Write out the data again exactly, skipping every picture.
──────────
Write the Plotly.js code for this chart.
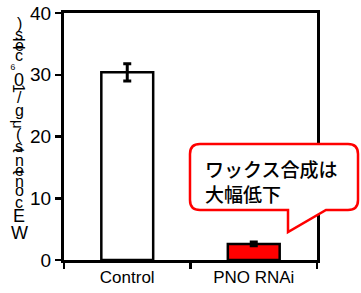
<!DOCTYPE html>
<html>
<head>
<meta charset="utf-8">
<script src="https://cdn.plot.ly/plotly-3.0.1.min.js"></script>
<style>html,body{margin:0;padding:0;background:#fff;}#chart{width:361px;height:293px;}</style>
</head>
<body>
<div id="chart"></div>
<script>
// Data
const categories = ["Control", "PNO RNAi"];
const values = [30.4, 2.6];
const errors = [1.4, 0.3];
const barColors = ["#ffffff", "#ff0000"];
const yTickVals = [0, 10, 20, 30, 40];
const calloutLines = ["ワックス合成は", "大幅低下"];
const yTitleText = "WE contents (μg/10⁶ cells)";

// layout geometry (pixels)
const W = 361, H = 293;
const L = 64, R = 44, T = 13, B = 33;
const pw = W - L - R, ph = H - T - B;
const px = x => (x - L) / pw;
const py = y => (H - B - y) / ph;

// stacked vertical title characters, top to bottom: [char, yPixel, rotated, xPixel, size]
const titleChars = [
  [")", 24, false, 19, 16],
  ["s", 34, false, 19, 16],
  ["l", 40, true, 19, 16],
  ["e", 45, false, 19, 16],
  ["l", 48, true, 19, 16],
  ["c", 56, false, 19, 16],
  ["⁶", 68, false, 13, 14],
  ["0", 80, false, 19, 18],
  ["1", 88, true, 19, 16],
  ["/", 97, false, 19, 16],
  ["g", 110, false, 19, 16],
  ["μ", 124, true, 19, 15],
  ["(", 134, false, 19, 16],
  ["s", 146, false, 19, 16],
  ["t", 150, true, 19, 16],
  ["n", 160, false, 19, 16],
  ["e", 170, false, 19, 16],
  ["t", 172, true, 19, 16],
  ["n", 181, false, 19, 16],
  ["o", 191, false, 19, 16],
  ["c", 202, false, 19, 16],
  ["E", 216, false, 19, 18],
  ["W", 233, false, 19, 18]
];

const annotations = titleChars.map(c => ({
  text: c[0], xref: "paper", yref: "paper", x: px(c[3]), y: py(c[1]),
  xanchor: "center", yanchor: "middle", showarrow: false, textangle: c[2] ? 90 : 0,
  font: {family: "Liberation Sans, Arial, sans-serif", size: c[4], color: "#000"}
}));

annotations.push({
  text: calloutLines.join("<br>"), xref: "paper", yref: "paper",
  x: px(203), y: py(181), xanchor: "left", yanchor: "middle", align: "left", showarrow: false,
  font: {family: "Noto Sans CJK JP, sans-serif", size: 19, color: "#000", weight: 500}
});

// callout path (pixels -> paper)
function P(x, y) { return px(x).toFixed(4) + "," + py(y).toFixed(4); }
const calloutPath = "M" + P(200,144) + " L" + P(348,144) + " Q" + P(358,144) + " " + P(358,154) +
  " L" + P(358,200) + " Q" + P(358,210) + " " + P(348,210) + " L" + P(326,210) + " L" + P(288,232) +
  " L" + P(288,210) + " L" + P(200,210) + " Q" + P(190,210) + " " + P(190,200) + " L" + P(190,154) +
  " Q" + P(190,144) + " " + P(200,144) + " Z";

const trace = {
  type: "bar", x: categories, y: values, width: 0.41,
  marker: {color: barColors, line: {color: "#000", width: 2.5}},
  error_y: {type: "data", array: errors, visible: true, color: "#000", thickness: 3, width: 4},
  hoverinfo: "none"
};

const layout = {
  width: W, height: H, margin: {l: L, r: R, t: T, b: B},
  paper_bgcolor: "#fff", plot_bgcolor: "#fff", showlegend: false,
  font: {family: "Liberation Sans, Arial, sans-serif", color: "#000"},
  xaxis: {type: "category", range: [-0.5, 1.5], showline: true, linecolor: "#000", linewidth: 3,
    mirror: true, ticks: "outside", tickson: "boundaries", ticklen: 6, tickwidth: 2.5, tickcolor: "#000",
    showgrid: false, zeroline: false, fixedrange: true, tickfont: {size: 17, color: "#000"}},
  yaxis: {range: [0, 40], tickvals: yTickVals, showline: true, linecolor: "#000", linewidth: 3,
    mirror: true, ticks: "outside", ticklen: 6, tickwidth: 2.5, tickcolor: "#000",
    showgrid: false, zeroline: false, fixedrange: true, tickfont: {size: 19, color: "#000"}},
  shapes: [{type: "path", xref: "paper", yref: "paper", path: calloutPath, layer: "above",
    fillcolor: "#fff", line: {color: "#ff0000", width: 2.5}}],
  annotations: annotations
};

Plotly.newPlot("chart", [trace], layout, {staticPlot: true, displayModeBar: false});
</script>
</body>
</html>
──────────
• **Result of the task**:
Write the Plotly.js code for this chart.
<!DOCTYPE html>
<html>
<head>
<meta charset="utf-8">
<script src="https://cdn.plot.ly/plotly-3.0.1.min.js"></script>
<style>html,body{margin:0;padding:0;background:#fff;}#chart{width:361px;height:293px;}</style>
</head>
<body>
<div id="chart"></div>
<script>
// Data
const categories = ["Control", "PNO RNAi"];
const values = [30.4, 2.6];
const errors = [1.4, 0.3];
const barColors = ["#ffffff", "#ff0000"];
const yTickVals = [0, 10, 20, 30, 40];
const calloutLines = ["ワックス合成は", "大幅低下"];
const yTitleText = "WE contents (μg/10⁶ cells)";

// layout geometry (pixels)
const W = 361, H = 293;
const L = 64, R = 44, T = 13, B = 33;
const pw = W - L - R, ph = H - T - B;
const px = x => (x - L) / pw;
const py = y => (H - B - y) / ph;

// stacked vertical title characters, top to bottom: [char, yPixel, rotated, xPixel, size]
const titleChars = [
  [")", 24, false, 19, 16],
  ["s", 34, false, 19, 16],
  ["l", 40, true, 19, 16],
  ["e", 45, false, 19, 16],
  ["l", 48, true, 19, 16],
  ["c", 56, false, 19, 16],
  ["⁶", 68, false, 13, 14],
  ["0", 80, false, 19, 18],
  ["1", 88, true, 19, 16],
  ["/", 97, false, 19, 16],
  ["g", 110, false, 19, 16],
  ["μ", 124, true, 19, 15],
  ["(", 134, false, 19, 16],
  ["s", 146, false, 19, 16],
  ["t", 150, true, 19, 16],
  ["n", 160, false, 19, 16],
  ["e", 170, false, 19, 16],
  ["t", 172, true, 19, 16],
  ["n", 181, false, 19, 16],
  ["o", 191, false, 19, 16],
  ["c", 202, false, 19, 16],
  ["E", 216, false, 19, 18],
  ["W", 233, false, 19, 18]
];

const annotations = titleChars.map(c => ({
  text: c[0], xref: "paper", yref: "paper", x: px(c[3]), y: py(c[1]),
  xanchor: "center", yanchor: "middle", showarrow: false, textangle: c[2] ? 90 : 0,
  font: {family: "Liberation Sans, Arial, sans-serif", size: c[4], color: "#000"}
}));

annotations.push({
  text: calloutLines.join("<br>"), xref: "paper", yref: "paper",
  x: px(203), y: py(181), xanchor: "left", yanchor: "middle", align: "left", showarrow: false,
  font: {family: "Noto Sans CJK JP, sans-serif", size: 19, color: "#000", weight: 500}
});

// callout path (pixels -> paper)
function P(x, y) { return px(x).toFixed(4) + "," + py(y).toFixed(4); }
const calloutPath = "M" + P(200,144) + " L" + P(348,144) + " Q" + P(358,144) + " " + P(358,154) +
  " L" + P(358,200) + " Q" + P(358,210) + " " + P(348,210) + " L" + P(326,210) + " L" + P(288,232) +
  " L" + P(288,210) + " L" + P(200,210) + " Q" + P(190,210) + " " + P(190,200) + " L" + P(190,154) +
  " Q" + P(190,144) + " " + P(200,144) + " Z";

const trace = {
  type: "bar", x: categories, y: values, width: 0.41,
  marker: {color: barColors, line: {color: "#000", width: 2.5}},
  error_y: {type: "data", array: errors, visible: true, color: "#000", thickness: 3, width: 4},
  hoverinfo: "none"
};

const layout = {
  width: W, height: H, margin: {l: L, r: R, t: T, b: B},
  paper_bgcolor: "#fff", plot_bgcolor: "#fff", showlegend: false,
  font: {family: "Liberation Sans, Arial, sans-serif", color: "#000"},
  xaxis: {type: "category", range: [-0.5, 1.5], showline: true, linecolor: "#000", linewidth: 3,
    mirror: true, ticks: "outside", tickson: "boundaries", ticklen: 6, tickwidth: 2.5, tickcolor: "#000",
    showgrid: false, zeroline: false, fixedrange: true, tickfont: {size: 17, color: "#000"}},
  yaxis: {range: [0, 40], tickvals: yTickVals, showline: true, linecolor: "#000", linewidth: 3,
    mirror: true, ticks: "outside", ticklen: 6, tickwidth: 2.5, tickcolor: "#000",
    showgrid: false, zeroline: false, fixedrange: true, tickfont: {size: 19, color: "#000"}},
  shapes: [{type: "path", xref: "paper", yref: "paper", path: calloutPath, layer: "above",
    fillcolor: "#fff", line: {color: "#ff0000", width: 2.5}}],
  annotations: annotations
};

Plotly.newPlot("chart", [trace], layout, {staticPlot: true, displayModeBar: false});
</script>
</body>
</html>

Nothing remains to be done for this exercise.